- Problem to solve
Write out the listing below in full and exactly, leaving out every picture.

- Data extract

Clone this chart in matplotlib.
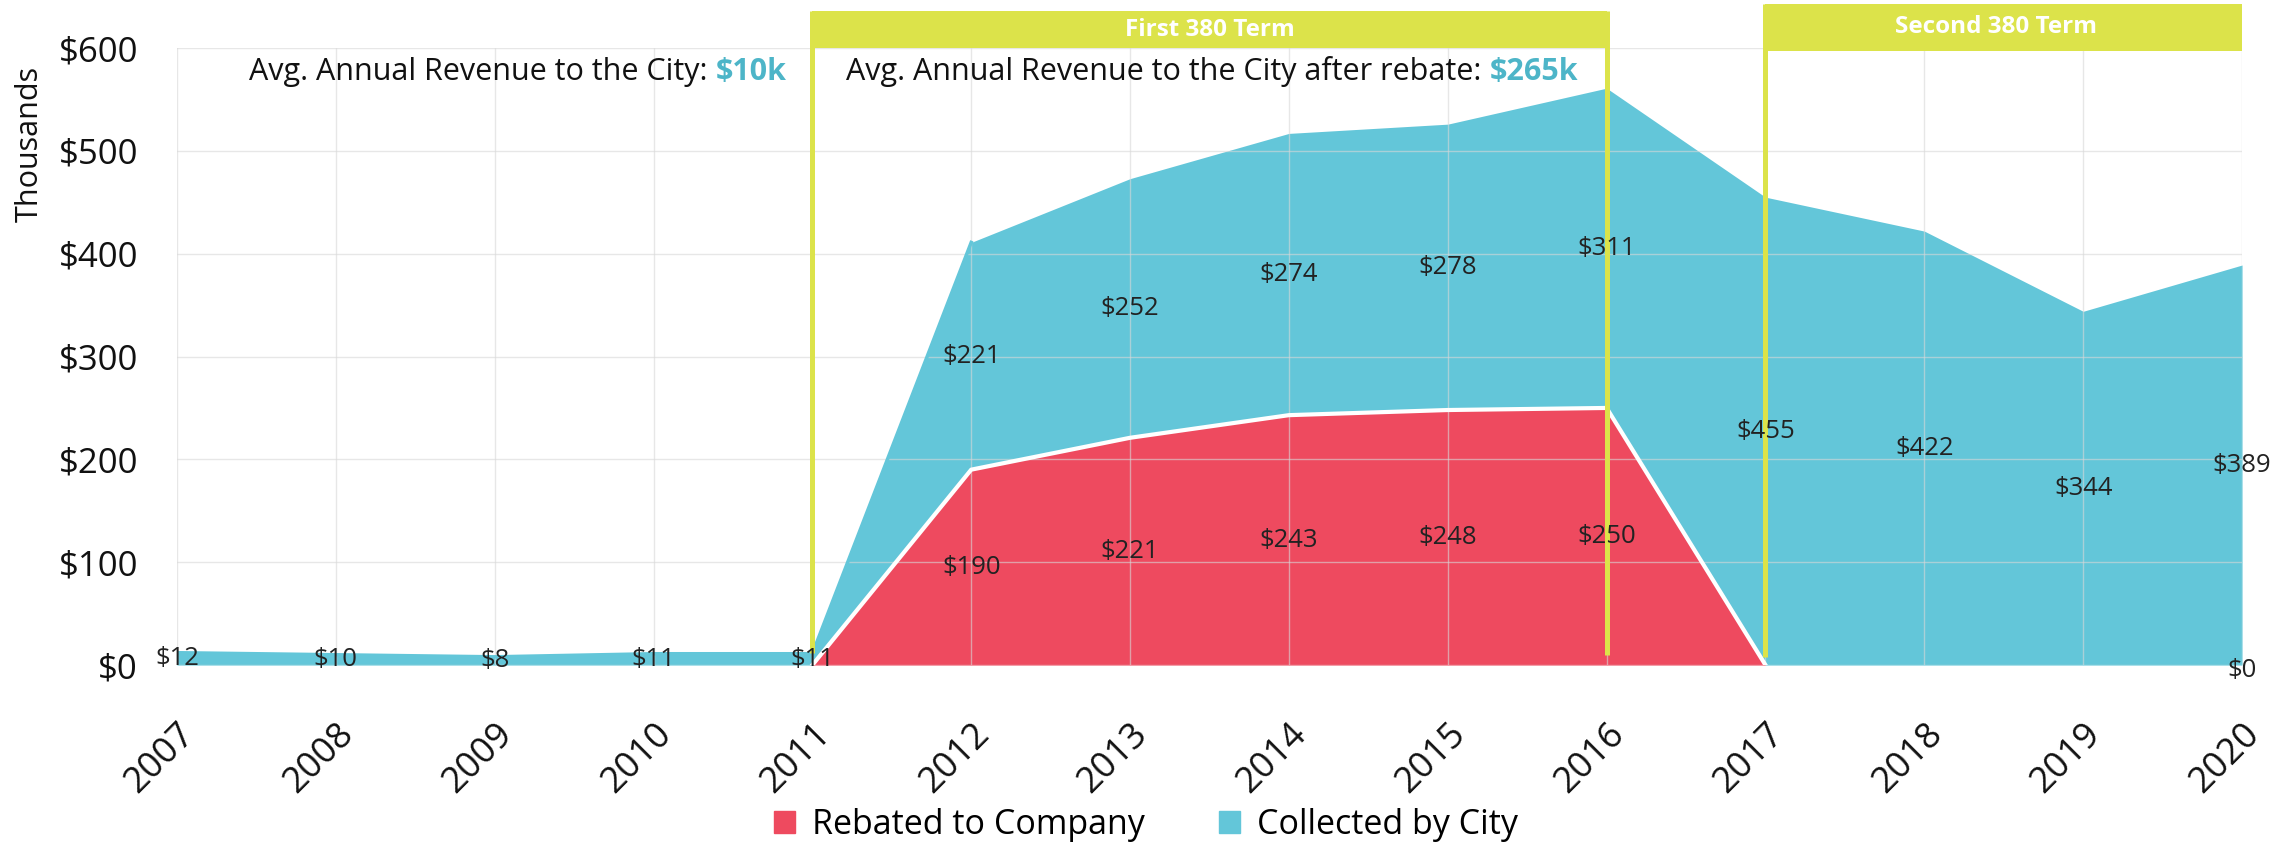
import matplotlib
matplotlib.use('Agg')
from matplotlib import pyplot as plt
from matplotlib.patches import Rectangle, Patch

plt.rcParams['font.family'] = ['Open Sans', 'DejaVu Sans']

RED = '#EE4A5F'
CYAN = '#63C6D9'
YELLOW = '#DCE34A'
NUM_CYAN = '#4DB5C8'

years = list(range(2007, 2021))
rebated = [0, 0, 0, 0, 0, 190, 221, 243, 248, 250, 0, 0, 0, 0]
collected = [12, 10, 8, 11, 11, 221, 252, 274, 278, 311, 455, 422, 344, 389]
rebated_labels = ['', '', '', '', '', '$190', '$221', '$243', '$248', '$250',
                  '', '', '', '$0']
collected_labels = ['$' + str(v) for v in collected]
y_ticks = [0, 100, 200, 300, 400, 500, 600]

fig = plt.figure(figsize=(22.92, 8.46), dpi=100)
ax = fig.add_axes([0.0772, 0.2139, 0.901, 0.7293])

total = [r + c for r, c in zip(rebated, collected)]
ax.fill_between(years, 0, rebated, color=RED, lw=0, zorder=2)
ax.fill_between(years, rebated, total, color=CYAN, lw=0, zorder=2)
ax.plot(years[:6], total[:6], color=CYAN, lw=2.5, zorder=3)
# white edge on top of the rebated part
ax.plot(years[4:11], rebated[4:11], color='white', lw=3, zorder=3)

# data labels in the middle of each band
for x, r, c, rl, cl in zip(years, rebated, collected, rebated_labels,
                           collected_labels):
    if rl:
        ax.text(x, r / 2 - (5 if r == 0 else 0), rl, ha='center',
                va='center', fontsize=18.5, color='#222222', zorder=6,
                clip_on=False)
    ax.text(x, r + c / 2, cl, ha='center', va='center', fontsize=18.5,
            color='#222222', zorder=6, clip_on=False)

ax.set_xlim(2007, 2020)
ax.set_ylim(0, 600)
ax.set_xticks(years)
ax.set_xticklabels([str(y) for y in years], rotation=45, ha='right',
                   rotation_mode='anchor', fontsize=26)
ax.set_yticks(y_ticks)
ax.set_yticklabels(['$' + str(v) for v in y_ticks], fontsize=25)
ax.tick_params(axis='both', length=0, colors='#111111')
ax.tick_params(axis='x', pad=37)
ax.tick_params(axis='y', pad=28)
for s in ax.spines.values():
    s.set_visible(False)
ax.grid(True, color='#d8d8d8', lw=1, alpha=0.6, zorder=4)
ax.set_axisbelow(False)

# first 380 term box
ax.add_patch(Rectangle((2011, 600), 5, 36, color=YELLOW, lw=0,
                       clip_on=False, zorder=5))
ax.plot([2011, 2011], [12, 636], color=YELLOW, lw=3.6, clip_on=False,
        zorder=5, solid_capstyle='butt')
ax.plot([2016, 2016], [10, 636], color=YELLOW, lw=3.6, clip_on=False,
        zorder=5, solid_capstyle='butt')
ax.text(2013.5, 618, 'First 380 Term', ha='center', va='center',
        fontsize=17.5, fontweight='bold', color='white', zorder=6)

# second 380 term box
ax.add_patch(Rectangle((2017, 597), 3, 46, color=YELLOW, lw=0,
                       clip_on=False, zorder=5))
ax.plot([2017, 2017], [8, 643], color=YELLOW, lw=3.6, clip_on=False,
        zorder=5, solid_capstyle='butt')
ax.text(2018.45, 620, 'Second 380 Term', ha='center', va='center',
        fontsize=17.5, fontweight='bold', color='white', zorder=6)

# average revenue notes
t1 = ax.text(2010.84, 577, '$10k', ha='right', va='center', fontsize=22,
             fontweight='bold', color=NUM_CYAN, zorder=6)
ax.annotate('Avg. Annual Revenue to the City:', xy=(0, 0.5), xycoords=t1,
            xytext=(-6, 0), textcoords='offset points', ha='right',
            va='center', fontsize=22, color='#111111', zorder=6)
t2 = ax.text(2015.82, 577, '$265k', ha='right', va='center', fontsize=22,
             fontweight='bold', color=NUM_CYAN, zorder=6)
ax.annotate('Avg. Annual Revenue to the City after rebate:', xy=(0, 0.5),
            xycoords=t2, xytext=(-6, 0), textcoords='offset points',
            ha='right', va='center', fontsize=22, color='#111111', zorder=6)

fig.text(0.013, 1 - 144 / 846, 'Thousands', rotation=90, ha='center',
         va='center', fontsize=22, color='#111111')

handles = [Patch(color=RED, label='Rebated to Company'),
           Patch(color=CYAN, label='Collected by City')]
fig.legend(handles=handles, loc='center', bbox_to_anchor=(0.5, 0.025),
           ncol=2, frameon=False, fontsize=24.5, handlelength=0.6,
           handleheight=0.6, handletextpad=0.5, columnspacing=2.2)

plt.savefig('out.png', dpi=100)
plt.close()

- Result below
Clone this chart in matplotlib.
import matplotlib
matplotlib.use('Agg')
from matplotlib import pyplot as plt
from matplotlib.patches import Rectangle, Patch

plt.rcParams['font.family'] = ['Open Sans', 'DejaVu Sans']

RED = '#EE4A5F'
CYAN = '#63C6D9'
YELLOW = '#DCE34A'
NUM_CYAN = '#4DB5C8'

years = list(range(2007, 2021))
rebated = [0, 0, 0, 0, 0, 190, 221, 243, 248, 250, 0, 0, 0, 0]
collected = [12, 10, 8, 11, 11, 221, 252, 274, 278, 311, 455, 422, 344, 389]
rebated_labels = ['', '', '', '', '', '$190', '$221', '$243', '$248', '$250',
                  '', '', '', '$0']
collected_labels = ['$' + str(v) for v in collected]
y_ticks = [0, 100, 200, 300, 400, 500, 600]

fig = plt.figure(figsize=(22.92, 8.46), dpi=100)
ax = fig.add_axes([0.0772, 0.2139, 0.901, 0.7293])

total = [r + c for r, c in zip(rebated, collected)]
ax.fill_between(years, 0, rebated, color=RED, lw=0, zorder=2)
ax.fill_between(years, rebated, total, color=CYAN, lw=0, zorder=2)
ax.plot(years[:6], total[:6], color=CYAN, lw=2.5, zorder=3)
# white edge on top of the rebated part
ax.plot(years[4:11], rebated[4:11], color='white', lw=3, zorder=3)

# data labels in the middle of each band
for x, r, c, rl, cl in zip(years, rebated, collected, rebated_labels,
                           collected_labels):
    if rl:
        ax.text(x, r / 2 - (5 if r == 0 else 0), rl, ha='center',
                va='center', fontsize=18.5, color='#222222', zorder=6,
                clip_on=False)
    ax.text(x, r + c / 2, cl, ha='center', va='center', fontsize=18.5,
            color='#222222', zorder=6, clip_on=False)

ax.set_xlim(2007, 2020)
ax.set_ylim(0, 600)
ax.set_xticks(years)
ax.set_xticklabels([str(y) for y in years], rotation=45, ha='right',
                   rotation_mode='anchor', fontsize=26)
ax.set_yticks(y_ticks)
ax.set_yticklabels(['$' + str(v) for v in y_ticks], fontsize=25)
ax.tick_params(axis='both', length=0, colors='#111111')
ax.tick_params(axis='x', pad=37)
ax.tick_params(axis='y', pad=28)
for s in ax.spines.values():
    s.set_visible(False)
ax.grid(True, color='#d8d8d8', lw=1, alpha=0.6, zorder=4)
ax.set_axisbelow(False)

# first 380 term box
ax.add_patch(Rectangle((2011, 600), 5, 36, color=YELLOW, lw=0,
                       clip_on=False, zorder=5))
ax.plot([2011, 2011], [12, 636], color=YELLOW, lw=3.6, clip_on=False,
        zorder=5, solid_capstyle='butt')
ax.plot([2016, 2016], [10, 636], color=YELLOW, lw=3.6, clip_on=False,
        zorder=5, solid_capstyle='butt')
ax.text(2013.5, 618, 'First 380 Term', ha='center', va='center',
        fontsize=17.5, fontweight='bold', color='white', zorder=6)

# second 380 term box
ax.add_patch(Rectangle((2017, 597), 3, 46, color=YELLOW, lw=0,
                       clip_on=False, zorder=5))
ax.plot([2017, 2017], [8, 643], color=YELLOW, lw=3.6, clip_on=False,
        zorder=5, solid_capstyle='butt')
ax.text(2018.45, 620, 'Second 380 Term', ha='center', va='center',
        fontsize=17.5, fontweight='bold', color='white', zorder=6)

# average revenue notes
t1 = ax.text(2010.84, 577, '$10k', ha='right', va='center', fontsize=22,
             fontweight='bold', color=NUM_CYAN, zorder=6)
ax.annotate('Avg. Annual Revenue to the City:', xy=(0, 0.5), xycoords=t1,
            xytext=(-6, 0), textcoords='offset points', ha='right',
            va='center', fontsize=22, color='#111111', zorder=6)
t2 = ax.text(2015.82, 577, '$265k', ha='right', va='center', fontsize=22,
             fontweight='bold', color=NUM_CYAN, zorder=6)
ax.annotate('Avg. Annual Revenue to the City after rebate:', xy=(0, 0.5),
            xycoords=t2, xytext=(-6, 0), textcoords='offset points',
            ha='right', va='center', fontsize=22, color='#111111', zorder=6)

fig.text(0.013, 1 - 144 / 846, 'Thousands', rotation=90, ha='center',
         va='center', fontsize=22, color='#111111')

handles = [Patch(color=RED, label='Rebated to Company'),
           Patch(color=CYAN, label='Collected by City')]
fig.legend(handles=handles, loc='center', bbox_to_anchor=(0.5, 0.025),
           ncol=2, frameon=False, fontsize=24.5, handlelength=0.6,
           handleheight=0.6, handletextpad=0.5, columnspacing=2.2)

plt.savefig('out.png', dpi=100)
plt.close()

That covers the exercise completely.